On Easter 2017, she stood inside Jerusalem’s Church of the Holy Sepulchre, a shrine built over the place where (tradition claims) Jesus was buried. Reflecting on what the trip had taught her, she concluded that the historical fact of the resurrection is “of little consequence.” All that “true believers” need is their “faith.” Blind faith, not historical fact, establishes the spiritual significance of Jesus’ death and professed resurrection.

The New Testament takes a very different view. For the apostolic writers, the historicity of the resurrection was paramount. Without a historical resurrection, Christianity collapses. It is the universal testimony of the historical church, the holy Scriptures, and the hundreds of eyewitnesses that Jesus came back bodily from the dead. The bodily resurrection is important for at least four reasons.

First, a bodily resurrection attests the veracity of Scripture. David prophesied the resurrection when he wrote, “You will not abandon my soul to Sheol, or let your holy one see corruption” (Psalm 16:10). Peter specifically cited Psalm 16 as a prophecy of the resurrection on the Day of Pentecost (Acts 2:22–28) while Paul preached in that Psalm 2:7 was a prophecy of the resurrection (Acts 13:32–34).

If Christ did not rise bodily from the grave, the consistent witness of the Scriptures collapses. God will have been found to be a liar for having testified to raising Jesus from the dead.

Second, a bodily resurrection attests the claims of Jesus. Jesus claimed to be the Son of God, which occasioned opposition from the religious leaders (John 19:7). But his claim proved to be true in the resurrection. He “was declared to be the Son of God in power according to the Spirit of holiness by his resurrection from the dead” (Romans 1:4). The resurrection proved his claims to divinity.

If we reject the bodily resurrection, we reject Jesus’ claims about himself. We cannot have Jesus if we will not accept all of him. It is useless to accept the ethical teachings of Jesus if we reject his bodily resurrection.
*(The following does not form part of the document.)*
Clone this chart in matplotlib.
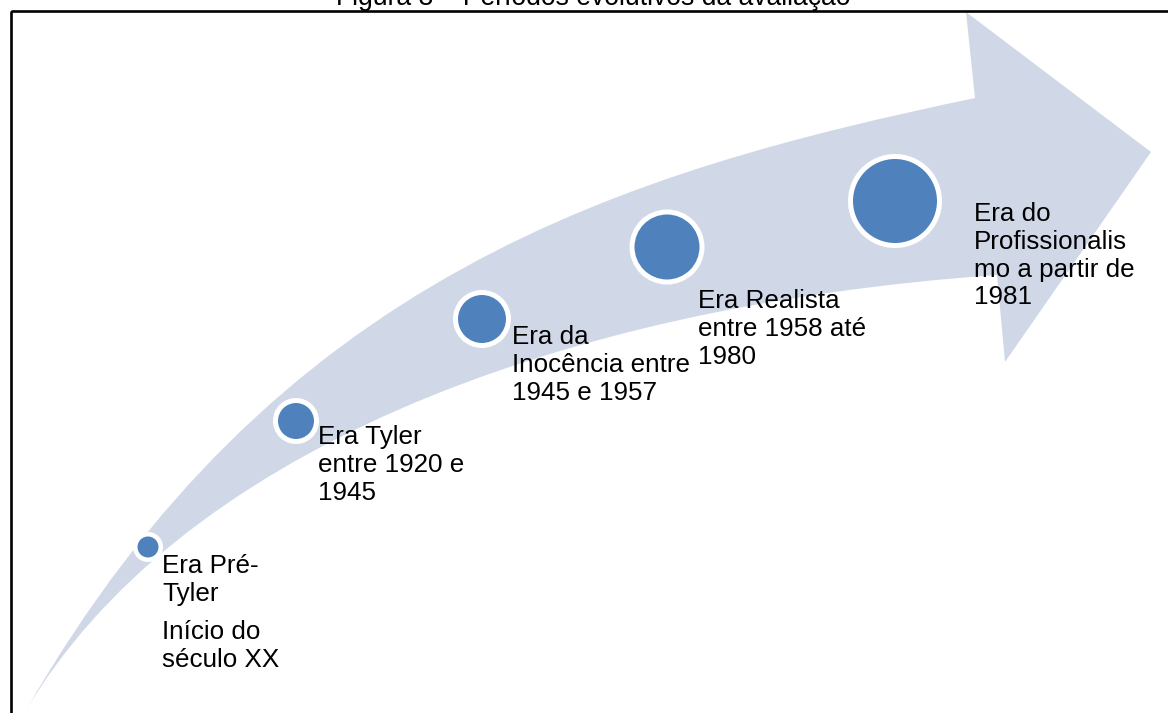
import matplotlib.pyplot as plt
from matplotlib.patches import Circle, PathPatch, Rectangle
from matplotlib.path import Path

titulo = "Figura 3 – Períodos evolutivos da avaliação"

eras = [
    "Era Pré-\nTyler",
    "Era Tyler\nentre 1920 e\n1945",
    "Era da\nInocência entre\n1945 e 1957",
    "Era Realista\nentre 1958 até\n1980",
    "Era do\nProfissionalis\nmo a partir de\n1981",
]
nota_inicio = "Início do\nséculo XX"

# layout em pixels (origem no canto superior esquerdo)
centros_x = [148, 296, 482, 667, 895]
centros_y = [547, 421, 319, 247, 201]
raios = [10.5, 18, 24, 32.5, 42]
texto_x = [162, 318, 512, 698, 974]
texto_y = [554, 425, 325, 289, 202]

COR_SETA = "#D0D8E8"
COR_CIRCULO = "#4F81BD"
FONTE = "Liberation Sans"
TAM = 18.7


def seta_curva():
    # borda superior, cabeca e borda inferior (curvas de Bezier)
    verts = [
        (25, 712),
        (275, 274.5), (625, 171.5), (975, 98),
        (966, 12),
        (1151, 152),
        (1005, 362),
        (997, 275),
        (547, 306.5), (175, 457), (25, 712),
        (25, 712),
    ]
    codes = [Path.MOVETO,
             Path.CURVE4, Path.CURVE4, Path.CURVE4,
             Path.LINETO, Path.LINETO, Path.LINETO, Path.LINETO,
             Path.CURVE4, Path.CURVE4, Path.CURVE4,
             Path.CLOSEPOLY]
    return PathPatch(Path(verts, codes), facecolor=COR_SETA, edgecolor="none", zorder=1)


def main():
    fig = plt.figure(figsize=(11.68, 7.13), dpi=100)
    ax = fig.add_axes([0, 0, 1, 1])
    ax.set_xlim(0, 1168)
    ax.set_ylim(713, 0)
    ax.axis("off")

    ax.add_patch(seta_curva())

    for cx, cy, r in zip(centros_x, centros_y, raios):
        anel = 5 if r > 15 else 4.5
        ax.add_patch(Circle((cx, cy), r + anel / 2, facecolor=COR_CIRCULO,
                            edgecolor="white", linewidth=anel * 0.72, zorder=2))

    for tx, ty, txt in zip(texto_x, texto_y, eras):
        ax.text(tx, ty, txt, family=FONTE, fontsize=TAM, ha="left", va="top",
                linespacing=1.2, zorder=3)

    ax.text(texto_x[0], 620, nota_inicio, family=FONTE, fontsize=TAM,
            ha="left", va="top", linespacing=1.2, zorder=3)

    # moldura (continua para fora da imagem)
    ax.add_patch(Rectangle((10.5, 11), 1300, 900, fill=False, edgecolor="black",
                           linewidth=1.9, zorder=4, clip_on=False))

    ax.text(593.5, 5, titulo, family=FONTE, fontsize=19.1, ha="center",
            va="baseline", zorder=5)

    fig.savefig("out.png", dpi=100)
    plt.close(fig)


if __name__ == "__main__":
    main()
We must take all of him or none of him.

Third, a bodily resurrection attests the completed work of Christ. Shortly before he died, Jesus cried, “It is finished” (John 19:30). He claimed to have paid the full penalty for sin. The resurrection proves that sin and death were defeated, so that it was not possible for death to hold him. His claims to have finished the work God gave him to do are empty without the resurrection.

If we reject the bodily resurrection, we reject the work that Christ undertook on the cross to save us from our sins. He “was delivered up for our trespasses and raised for our justification” (Romans 4:25). We cannot receive justification apart from the resurrection. We are yet in our sins and are of all people most to be pitied.

Fourth, a bodily resurrection attests the guarantee of our future bodily resurrection. Paul made that argument in 1 Corinthians 15. To reject the bodily resurrection of Christ is to reject all hope of eternal life.

As you meditate this weekend on the incarnation of Christ, remember, at the same time, that his incarnation was meaningless apart from his resurrection. Christianity marches on not on the basis of the manger birth but on the basis of the empty tomb.